My first visit in a few years to San Diego's Convoy St. "Chinatown" took me to the recently opened Steaming Piggy.  I'm still not sure what the name means, but the beef roll there was decent enough.


The next day I returned to Convoy St. to Shan Xi Magic Kitchen.  The one thing about these newly arrived regional cuisines is that it's not terribly surprising to find restaurants just as good as the San Gabriel Valley.  These Shanxi noodles with tomato and egg were excellent.





And my last stop in San Diego was my only encounter with Cantonese food at Tasty Bakery.  During my trip to Dubai early this year I was fascinated as to how Chinese food with pork ingredients were replaced across the board with chicken.  Just think--everything at Din Tai Fung in Dubai was made with chicken!  Well one of the delicacies I found and loved in Dubai was steamed bbq chicken buns.  Steamed chicken buns are all over the place in the US but nobody thought about doing bbq chicken.  An internet search turned up only one exemplar in the US--at the student dining hall at UCLA.  A lot of good that would do me.  But then I stumbled into Tasty Bakery on Convoy, and what do I spy--bbq  chicken buns.

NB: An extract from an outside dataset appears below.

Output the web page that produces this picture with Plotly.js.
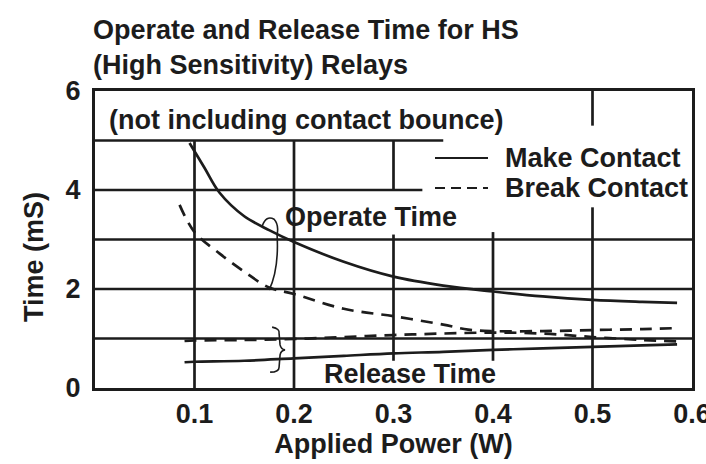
<!DOCTYPE html>
<html>
<head>
<meta charset="utf-8">
<script src="https://cdn.plot.ly/plotly-3.0.1.min.js"></script>
<style>
html,body{margin:0;padding:0;background:#fff;}
#chart{width:706px;height:464px;}
</style>
</head>
<body>
<div id="chart"></div>
<script>
// ---- data ----
var powerOperate = [0.095, 0.11, 0.125, 0.15, 0.175, 0.2, 0.25, 0.3, 0.35, 0.4, 0.45, 0.5, 0.55, 0.585];
var operateMake  = [4.95, 4.45, 3.95, 3.47, 3.19, 2.95, 2.55, 2.25, 2.07, 1.95, 1.85, 1.78, 1.74, 1.72];

var powerOperateBreak = [0.085, 0.1, 0.125, 0.15, 0.175, 0.2, 0.25, 0.3, 0.35, 0.375, 0.4, 0.45, 0.5, 0.55, 0.585];
var operateBreak      = [3.7, 3.15, 2.72, 2.35, 2.03, 1.9, 1.6, 1.45, 1.28, 1.18, 1.15, 1.15, 1.17, 1.19, 1.21];

var powerRelease = [0.09, 0.1, 0.15, 0.2, 0.25, 0.3, 0.35, 0.4, 0.45, 0.5, 0.55, 0.585];
var releaseMake  = [0.52, 0.53, 0.55, 0.6, 0.65, 0.7, 0.73, 0.77, 0.8, 0.83, 0.86, 0.88];
var releaseBreak = [0.95, 0.96, 0.97, 0.99, 1.03, 1.07, 1.1, 1.12, 1.1, 1.03, 0.97, 0.94];

var xTicks = [0.1, 0.2, 0.3, 0.4, 0.5, 0.6];
var xTickLabels = ['0.1', '0.2', '0.3', '0.4', '0.5', '0.6'];
var yTicks = [0, 2, 4, 6];
var yTickLabels = ['0', '2', '4', '6'];
var legendLabels = ['Make Contact', 'Break Contact'];

var titleText = 'Operate and Release Time for HS<br>(High Sensitivity) Relays';
var noteText = '(not including contact bounce)';
var operateLabel = 'Operate Time';
var releaseLabel = 'Release Time';
var xTitle = 'Applied Power (W)';
var yTitle = 'Time (mS)';

// ---- styling ----
var INK = '#1c1c1c';
var FONT = '"Liberation Sans", Arial, sans-serif';
var FS = 27;
var LW = 2.7;
var DASH = '12px,8px';

var traces = [
  {x: powerOperate, y: operateMake, mode: 'lines', line: {color: INK, width: LW, shape: 'spline'}, name: legendLabels[0], showlegend: false},
  {x: powerOperateBreak, y: operateBreak, mode: 'lines', line: {color: INK, width: LW, dash: DASH, shape: 'spline'}, name: legendLabels[1], showlegend: false},
  {x: powerRelease, y: releaseMake, mode: 'lines', line: {color: INK, width: LW, shape: 'spline'}, name: legendLabels[0], showlegend: false},
  {x: powerRelease, y: releaseBreak, mode: 'lines', line: {color: INK, width: LW, dash: DASH, shape: 'spline'}, name: legendLabels[1], showlegend: false}
];

// partial grid lines (as drawn in the original figure)
var hGrid = [[5, 0, 0.35], [4, 0, 0.329], [3, 0, 0.6], [2, 0, 0.6], [1, 0, 0.6]];
var vGrid = [[0.1, 0, 5], [0.2, 0, 5], [0.3, 0.55, 3.1], [0.3, 4, 5], [0.4, 0.55, 3.15], [0.5, 0, 3.65], [0.5, 5.3, 6]];

var shapes = [];
hGrid.forEach(function (g) {
  shapes.push({type: 'line', xref: 'x', yref: 'y', x0: g[1], x1: g[2], y0: g[0], y1: g[0], line: {color: INK, width: LW}, layer: 'below'});
});
vGrid.forEach(function (g) {
  shapes.push({type: 'line', xref: 'x', yref: 'y', x0: g[0], x1: g[0], y0: g[1], y1: g[2], line: {color: INK, width: LW}, layer: 'below'});
});
// leader for "Operate Time"
shapes.push({type: 'path', xref: 'x', yref: 'y',
  path: 'M0.168,3.27 Q0.172,3.5 0.18,3.41 Q0.185,3.3 0.183,3.1 Q0.185,2.4 0.175,1.98',
  line: {color: INK, width: 1.6}});
// brace for "Release Time"
shapes.push({type: 'path', xref: 'x', yref: 'y',
  path: 'M0.178,1.23 Q0.186,1.2 0.185,1.1 L0.186,0.87 Q0.187,0.78 0.191,0.77 Q0.187,0.76 0.186,0.67 L0.185,0.42 Q0.185,0.32 0.176,0.32',
  line: {color: INK, width: 1.6}});
// legend samples
shapes.push({type: 'line', xref: 'paper', yref: 'paper', x0: (435-95)/597, x1: (488-95)/597, y0: (388-158)/297, y1: (388-158)/297, line: {color: INK, width: 2}});
shapes.push({type: 'line', xref: 'paper', yref: 'paper', x0: (435-95)/597, x1: (488-95)/597, y0: (388-188)/297, y1: (388-188)/297, line: {color: INK, width: 2, dash: '10px,6px'}});

var tf = {family: FONT, size: FS, color: INK, weight: 'bold'};
var annotations = [
  {text: noteText, xref: 'paper', yref: 'paper', x: (107-95)/597, y: (388-120)/297, xanchor: 'left', yanchor: 'middle', showarrow: false, font: tf},
  {text: legendLabels[0], xref: 'paper', yref: 'paper', x: (503-95)/597, y: (388-158)/297, xanchor: 'left', yanchor: 'middle', showarrow: false, font: tf},
  {text: legendLabels[1], xref: 'paper', yref: 'paper', x: (503-95)/597, y: (388-188)/297, xanchor: 'left', yanchor: 'middle', showarrow: false, font: tf},
  {text: operateLabel, xref: 'paper', yref: 'paper', x: (283-95)/597, y: (388-217)/297, xanchor: 'left', yanchor: 'middle', showarrow: false, font: tf},
  {text: releaseLabel, xref: 'paper', yref: 'paper', x: (322-95)/597, y: (388-374)/297, xanchor: 'left', yanchor: 'middle', showarrow: false, font: tf},
  {text: yTitle, xref: 'paper', yref: 'paper', x: (34-95)/597, y: (388-257)/297, xanchor: 'center', yanchor: 'middle', textangle: -90, showarrow: false, font: tf}
];

var layout = {
  width: 706, height: 464,
  margin: {l: 95, r: 14, t: 91, b: 76},
  paper_bgcolor: '#fff', plot_bgcolor: '#fff',
  showlegend: false,
  title: {text: titleText, font: {family: FONT, size: FS, color: INK, weight: 'bold'},
          x: 93/706, xanchor: 'left', xref: 'container', y: 1 - 39/464, yanchor: 'top', yref: 'container'},
  xaxis: {range: [0, 0.6], tickvals: xTicks, ticktext: xTickLabels, showgrid: false, zeroline: false,
          showline: true, mirror: true, linecolor: INK, linewidth: 3, ticks: '', ticklabelstandoff: 0,
          ticklabeloverflow: 'allow',
          tickfont: {family: FONT, size: FS, color: INK, weight: 'bold'},
          title: {text: xTitle, font: {family: FONT, size: FS, color: INK, weight: 'bold'}, standoff: 6}},
  yaxis: {range: [0, 6], tickvals: yTicks, ticktext: yTickLabels, showgrid: false, zeroline: false,
          showline: true, mirror: true, linecolor: INK, linewidth: 3, ticks: '', ticklabelstandoff: 6,
          tickfont: {family: FONT, size: FS, color: INK, weight: 'bold'}},
  shapes: shapes,
  annotations: annotations
};

Plotly.newPlot('chart', traces, layout, {displayModeBar: false, staticPlot: true});
</script>
</body>
</html>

Sadly these buns were awful, not helped by the fact that I came by at night and they had probably been out all day.  But the buns themselves were tasteless, so I wonder if they would have been much better if fresh.  Of course maybe it's better this way since I wouldn't dream about going back to San Diego and getting more.

Last stop on the trip was Laguna Hills.  It wasn't that long ago that the thought of good authentic Chinese food in Laguna Hills would have unbelievable.  But today there it is, Hai Master Kitchen, specializing in Dongbei and Sichuan style food.  And fittingly they had something on the menu I had never seen before, the innocuous sounding corn pancakes.  Well actually I have had corn pancakes at Dongbei restaurants before.  But never something that looks like this.